Stage 4 is concerned with meaningful data evaluation.

  1. The retrieval of all instances of a word’s lemma from a corpus
  2. A manual analysis of many properties of the word form (i.e. the annotation of the ID tags)
  3. The generation of a co-occurrence table
  4. The evaluation of the table by means of exploratory and other statistical techniques

Data processing:

Stage 1: use of a concordance program to retrieve all hits of a lemmata of a word

Stage 2: all hits are annotated for ID tags

Results from step 2 are displayed in a co-occurrence table where each row contains:

· one citation of the word in question

· each column contains an ID tag

· each cell contains the level of the ID tag for this citation

Stage 3: The co-occurrence table is turned into a frequency table (every row contains a level of an ID tag while every column contains a sense of the polysemous word. Each cell in the table provides the frequency of occurrence of the ID tags with the word sense(s)

[NB: to compare senses that occur at different frequencies, absolute frequencies need to be turned into relative frequencies (i.e. within ID tag percentages)]

Step 3 results in the Behavioral profile for a word sense: “each sense of a word (…) is characterized by one co-occurrence vector of within-ID tag relative frequencies” (p.63)

Stage 4 of Gries and Divjak’s methodology evaluates the vector-based behavioural profiles identifies in stage 3.

Data evaluation

The evaluation can be carried out using quantitative approaches (i.e. standardized statistical tests).

Gries and Divjak recognise two types of evaluations: monofactorial and multifactorial evaluations:

  • Monfactorial evaluation: looks at token frequency and type frequency. “A useful strategy to start with is identifying in one’s corpus the most frequent senses of the word(s) one is investigating” (p.64)

  • Multifactorial evaluation: The authors specifically focus on the exploratory technique of hierarchical agglomerative cluster analysis. The Hierarchical agglomerative cluster analysis (HAC) is a family of methods that aims at identifying and representing (dis)similarity relations between different items.

How to do a Hierarchical agglomerative cluster analysis:

i) Relative co-occurrence frequency table needs to be turned into a similarity/dissimilarity matrix (need to settle on a specific measure)

ii) Selection of an amalgamation strategy ( =algorithm that defines how the elements that need to be clustered will be joined together on the basis of the variables or the ID tags that they were inspected for (most widely used amalgamation strategy is Ward’s rule)

iii) Results appear in the form of a hierarchical tree diagram representing distinguishable clusters with high within-cluster similarity and low between-cluster similarity


Detailed analysis of the clustering solution

i) Assessment of the ‘cleanliness’ of the tree diagram

ii) Assessment of the clearest similarities emerging from the tree diagram

iii) Between-cluster differences can be assessed using t-values

NB: “the fact that a cluster analysis has grouped together particular sense/words does not necessarily imply that these senses or words are identical or even highly similar – it only shows that these sense/words are more similar to each other than they are to the rest of the senses/words investigated. By means of standardized z-scores, one can tease apart the difference between otherwise highly similar senses/words and shed light on what the internal structure of a cluster looks like” (p.67)

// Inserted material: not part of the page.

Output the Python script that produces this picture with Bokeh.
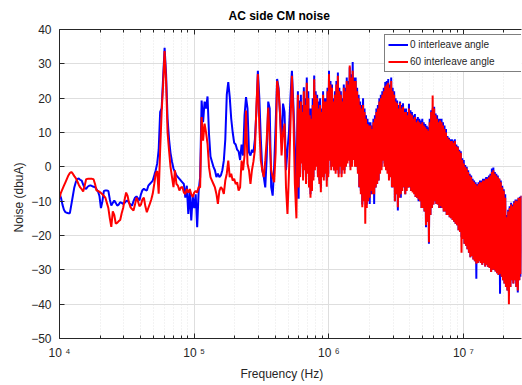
import numpy as np
from bokeh.plotting import figure
from bokeh.models import (FixedTicker, LogAxis, CustomJSTickFormatter, Legend,
                          LegendItem, ColumnDataSource, Title)
from bokeh.embed import file_html
from bokeh.resources import INLINE

# ---------------- data ----------------
# analyser sweep: a coarse log grid below ~0.57 MHz, a fine one above it
lf_start_hz, lf_stop_hz = 1.0e4, 5.6e5
hf_start_hz, hf_stop_hz = 5.75e5, 2.7e7

# 0 deg interleave, coarse part
noise_0deg_lf = [
    -7.8, -9, -11, -12.5, -13.2, -13.4, -13.5, -13.5, -11, -8.5,
    -6, -4.5, -3.6, -3.4, -3.8, -4, -5.2, -6.2, -6.4, -5.8,
    -5.5, -5.4, -5.6, -5.8, -5.9, -6.5, -7.2, -8.5, -12, -10,
    -7, -6.9, -6.9, -7, -9.5, -11.3, -10.5, -9.8, -10.5, -11.3,
    -11, -10.3, -10.5, -10.8, -10.5, -10, -9.8, -10.5, -11, -11.3,
    -10, -9, -8.6, -9.2, -9.8, -8, -6.8, -6.4, -6.7, -6.9,
    -5.5, -5, -4.5, -4, -2.5, -1, 1, 5, 16, 17,
    26, 34.7, 27, 14, 8, 4, 1.5, -0.5, -1.5, -2.5,
    -3, -3.5, -4, -4.5, -5, -9, -5.5, -13.7, -7, -15.6,
    -8.5, -12, -8, -17.6, -7, -3, 19.3, 13, 19, 17,
    20.5, 9.5, 3, 1.5, 0, -1, -3, -2, -3, -2.5,
    -1, 1.8, 8, 21, 24.7, 20.3, 14, 10, 7, 6.5,
    5, 4.5, 2, 6.5, 3.3, 15, 20.3, 17, 4.2, 3.3,
    5, 4.2, 8, 16, 28, 20, 8, -1, -3, -6,
    3, 19, 17, -5.9, -8.4, 0, 12, 25.6, 23, 15,
    7, 18.4, 16, -1, 5, 10, 20, 28, 18, 6,
]
# 0 deg interleave, fine part
noise_0deg_hf = [
    -9.3, 8, 22, -9.3, 19.3, -2, 21, 3, 18, -3,
    23.2, 0, 20, -4, 26, -1, 22, -4, 17, -8,
    17, -6, 20, -3, 26.6, 0, 22, 2, 21, -2,
    19, -4, 20, -6, 17, -2, 22, -3, 20, -1,
    20, -4, 23, -2, 28, 2, 25, 0, 24, 1,
    20, -1, 22, -1, 25, 0, 27.5, -2, 23, 1,
    22, -2, 20, 0, 24, -1, 23, 1, 26, 2,
    25, 2, 29, 0, 27, 1, 30.5, 3, 26, 1,
    26, 0, 23, -1, 21, -6, 19, -7, 18, -11,
    20, -9, 17, -10, 15, -11, 14, -9, 13, -10.8,
    13, -8, 12, -7, 14, -10.8, 15, -6, 17, -5,
    18, -4, 20, -1, 21, 0, 22, 2, 23, 1,
    24.7, 0, 25, -1, 25.6, -3, 24, -2, 26, -6,
    23, -5, 22, -10, 20, -8, 19.3, -12.7, 18, -8,
    19, -9, 18, -6, 18.5, -6, 17, -8, 17, -6,
    16, -6, 18.4, -6, 16.5, -7, 16, -7, 15, -7,
    15.4, -8.8, 14, -9, 14.5, -10, 14, -10, 13.5, -12,
    14, -12, 13, -13, 12.5, -17.6, 12, -16, 11.5, -22.4,
    14, -14, 16.5, -12, 17, -11, 17.5, -10, 15.5, -10.8,
    15, -11, 14, -12, 14, -12, 14, -12, 13, -13,
    12, -13, 11, -14, 9, -14, 8.5, -14.7, 8, -15,
    8, -15.5, 7.7, -16, 8, -16.6, 6.5, -17, 6, -18.5,
    5, -19, 4.5, -20.5, 2.5, -21, 2, -22.4, 0.5, -23,
    0, -24, -1, -25, -2, -26.3, -2.5, -26, -3.5, -27,
    -4, -27.5, -4.5, -32.6, -5, -28, -4.5, -27.5, -4, -28,
    -4, -28.5, -3.5, -28, -3.5, -29, -3, -28.5, -3, -29.2,
    -2.5, -29.5, -2, -30.6, -0.5, -30, -0.2, -30, -1.5, -30.5,
    -2, -31, -2.5, -31.5, -3.4, -37, -4, -32, -5.5, -33,
    -6.5, -34, -8, -35, -14, -36, -12.5, -36.6, -11.5, -35,
    -10.5, -33, -11, -34, -10, -33, -9.5, -35, -9.5, -36.6,
    -9, -33, -8.7, -32, -8.4,
]

# 60 deg interleave, coarse part
noise_60deg_lf = [
    -9, -7.5, -6.5, -5.5, -4.5, -3.5, -2.5, -1.8, -1.5, -2,
    -2.7, -3.3, -4.2, -5.2, -6, -6.5, -7.2, -5.5, -3.6, -3.5,
    -3.5, -3.5, -3.5, -3.6, -5, -6.9, -7, -7.3, -7.6, -8,
    -8.5, -9, -10.5, -12, -15, -17.5, -13, -14, -16.5, -16.3,
    -15.8, -15.5, -13.5, -12, -9.5, -7.5, -8.5, -10.5, -11.8, -12.3,
    -12.7, -11, -9, -10, -11.5, -11, -9.5, -9, -11.5, -13.2,
    -12, -10.8, -9.5, -7.8, -5, -2, -1.2, -7.8, 5, 16,
    24, 33.7, 25, 10, 4.8, 0, -3, -5.9, -1, -5,
    -5.5, -6.9, -6, -5.9, -7.5, -7.9, -6.5, -7.5, -6.5, -8,
    -8.8, -7.5, -7, -7.5, -5.9, -6, 14.5, 7.6, 12.6, 10,
    6.7, -0.1, -3, -4, -5, -6, -7.9, -10.8, -7, -5.9,
    -6.5, -7.9, -4, -2, 1.8, -3, -2, -4, -3.5, -5,
    -4.5, -6.9, -6, 1.8, -1, 3.3, 16.4, 0.9, -1, -5,
    -1, 1.5, 5, 17.4, 27, 11.6, 1.8, -1, -3, 1.8,
    8, 17.3, 7.6, -1, -3, -4.5, 4.2, 25, 22, 15.5,
    3.3, 10, 12.6, -5.9, -13.7, -2, 12, 26.5, 15, -5,
]
# 60 deg interleave, fine part
noise_60deg_hf = [
    -15, 6, 21, -6, 17, -3, 19, 1, 16, -4,
    22, -1, 18, -5, 24.5, -2, 20, -6, 15, -9,
    14, -7, 18, -4, 25.5, -1, 21, 0, 20, -3,
    17, -5, 18, -7.4, 16, -3, 21, -4, 19, -2,
    19, -5.8, 22, -3, 27, 1.8, 24, -1, 23, 0,
    19, -1.1, 21, -2, 24, -1, 26.5, -3, 22, 0,
    21, -3, 19, -1, 23, -2, 22, 0, 25, 1,
    24, 1.8, 29.5, -1, 26, 0, 28, 2, 25, 0,
    25, 0, 22, -2, 20, -5.9, 18, -8, 17, -11.8,
    18, -10, 16, -16.6, 14, -12, 12.5, -10, 12, -9,
    12, -7, 11, -8, 13, -8, 14, -6, 16, -5,
    17, -4, 19, -2, 20, -1, 21, 1.8, 22, 0,
    23.5, -1, 24, -2, 24.5, -4, 23, -3, 25, -5.9,
    22, -6, 21, -10, 19, -8, 18.5, -11.8, 17, -9,
    18.5, -8, 17, -7, 17.5, -5.9, 16, -8, 16, -7,
    15, -6, 17, -5.9, 15.5, -7, 15, -7.5, 14, -8,
    14.5, -8.8, 13, -9, 13.5, -9.5, 13, -10, 12.5, -12,
    13, -12, 12, -13, 11.5, -17, 11, -16, 10.5, -22,
    13, -14, 16, -12, 20.8, -11, 17, -10, 15, -10.8,
    14, -11, 13, -12, 13.5, -11.5, 13, -12, 12, -13,
    11, -13, 10, -14, 8.6, -14, 8, -14.7, 7.5, -15,
    7.5, -15.5, 7, -16, 7.5, -16.6, 6, -17, 5.7, -18.5,
    4.5, -19, 4, -25, 2, -21, 1, -22.4, 0, -23,
    -0.5, -24, -1.5, -25, -2.5, -26.3, -3, -26, -4, -27,
    -4.5, -27.5, -5, -28.2, -5.5, -28, -5, -27.5, -4.5, -28,
    -4.5, -28.5, -4, -28, -4, -29, -3.5, -28.5, -3.5, -29.2,
    -3, -29.5, -2.5, -30.6, -1.5, -30, -1, -30, -2, -30.5,
    -2.5, -31, -3, -31.5, -3.5, -31.2, -4.5, -32, -6, -33,
    -7, -34, -9, -35, -14.7, -36, -13, -40, -12, -35,
    -11, -33, -11.5, -34, -10.5, -33, -9.8, -35, -10, -36,
    -9, -33, -9, -31.2, -8.4,
]

series_labels = ["0 interleave angle", "60 interleave angle"]
x_major_ticks = [1e4, 1e5, 1e6, 1e7]
x_minor_ticks = [m * 10 ** e for e in range(4, 8) for m in range(2, 10)
                 if m * 10 ** e <= hf_stop_hz]
y_ticks = [-50, -40, -30, -20, -10, 0, 10, 20, 30, 40]

# frequency points of the sweep
freq_hz = np.concatenate([
    np.geomspace(lf_start_hz, lf_stop_hz, len(noise_0deg_lf)),
    np.geomspace(hf_start_hz, hf_stop_hz, len(noise_0deg_hf)),
])
src = ColumnDataSource(dict(
    f=freq_hz,
    a=noise_0deg_lf + noise_0deg_hf,
    b=noise_60deg_lf + noise_60deg_hf,
))

FONT = "Liberation Sans"
TXT = "#262626"

p = figure(width=522, height=385, x_axis_type="log",
           x_range=(lf_start_hz, hf_stop_hz), y_range=(-50, 40),
           output_backend="svg", toolbar_location=None,
           min_border_left=59, min_border_right=1,
           min_border_top=29, min_border_bottom=47)
p.background_fill_color = "white"
p.border_fill_color = "white"
p.outline_line_color = None

p.title.text = "AC side CM noise"
p.title.align = "left"
p.title.offset = 169
p.title.standoff = 13
p.title.text_font = FONT
p.title.text_font_size = "12px"
p.title.text_font_style = "bold"
p.title.text_color = "black"

xt = FixedTicker(ticks=x_major_ticks, minor_ticks=x_minor_ticks)
yt = FixedTicker(ticks=y_ticks, minor_ticks=[])
fmt = CustomJSTickFormatter(code="""
const s = {4: '\\u2074', 5: '\\u2075', 6: '\\u2076', 7: '\\u2077'};
return '10 ' + s[Math.round(Math.log10(tick))];
""")

for ax in (p.xaxis[0], p.yaxis[0]):
    ax.axis_line_color = TXT
    ax.major_tick_line_color = TXT
    ax.minor_tick_line_color = TXT
    ax.major_tick_in = 5
    ax.major_tick_out = 0
    ax.minor_tick_in = 3
    ax.minor_tick_out = 0
    ax.major_label_text_font = FONT
    ax.major_label_text_font_size = "12px"
    ax.major_label_text_color = TXT
    ax.major_label_standoff = 8
p.xaxis.major_label_standoff = 7

p.xaxis.ticker = xt
p.xaxis.formatter = fmt
p.yaxis.ticker = yt

top_axis = LogAxis(ticker=xt,
                   formatter=CustomJSTickFormatter(code="return ''"),
                   major_label_text_font_size="1px",
                   major_label_standoff=0, major_tick_in=5, major_tick_out=0,
                   minor_tick_in=3, minor_tick_out=0, axis_line_color=TXT,
                   major_tick_line_color=TXT, minor_tick_line_color=TXT)
p.add_layout(top_axis, "above")

p.add_layout(Title(text="Frequency (Hz)", align="left", offset=181,
                   standoff=4, text_font=FONT, text_font_size="12px",
                   text_font_style="normal", text_color=TXT), "below")
p.add_layout(Title(text="Noise (dbuA)", align="left", offset=106,
                   standoff=6, text_font=FONT, text_font_size="12px",
                   text_font_style="normal", text_color=TXT), "left")

p.xgrid.ticker = xt
p.ygrid.ticker = yt
p.xgrid.grid_line_color = "#dedede"
p.ygrid.grid_line_color = "#dedede"
p.xgrid.minor_grid_line_color = "#e6e6e6"
p.xgrid.minor_grid_line_dash = "1 2"

r0 = p.line("f", "a", source=src, color="#0000ff", line_width=2)
r1 = p.line("f", "b", source=src, color="#ff0000", line_width=2)

leg = Legend(items=[LegendItem(label=series_labels[0], renderers=[r0]),
                    LegendItem(label=series_labels[1], renderers=[r1])],
             location=(325, 266), margin=0, padding=3, spacing=4,
             glyph_width=20, glyph_height=13, label_height=13,
             label_width=108, label_standoff=2,
             label_text_font=FONT, label_text_font_size="10px",
             label_text_color=TXT,
             border_line_color="black", border_line_width=1,
             background_fill_color="white", background_fill_alpha=1)
p.add_layout(leg)

open("out.html", "w").write(file_html(p, INLINE))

The author's methodology and my project:

  • Can the authors' method lead to the identification of semantic clusters between the different senses of may, can and pouvoir?
  • If so, what semantic features characterise each cluster? Can between-cluster differences be identified?
  • How useful is the proposed methodology for the elaboration of a cross-linguistic semantic network of the senses of may, can and pouvoir?
  • How useful is the proposed methodology for both the identification of cross-linguistic between cluster differences and the identification of within-cluster characterics?
Overall, the exploration of the authors' proposed methodology using my data should prove a useful exercise because it provides the opprotunity to investigate the mental semantic organisation of word senses at cross-linguistic level.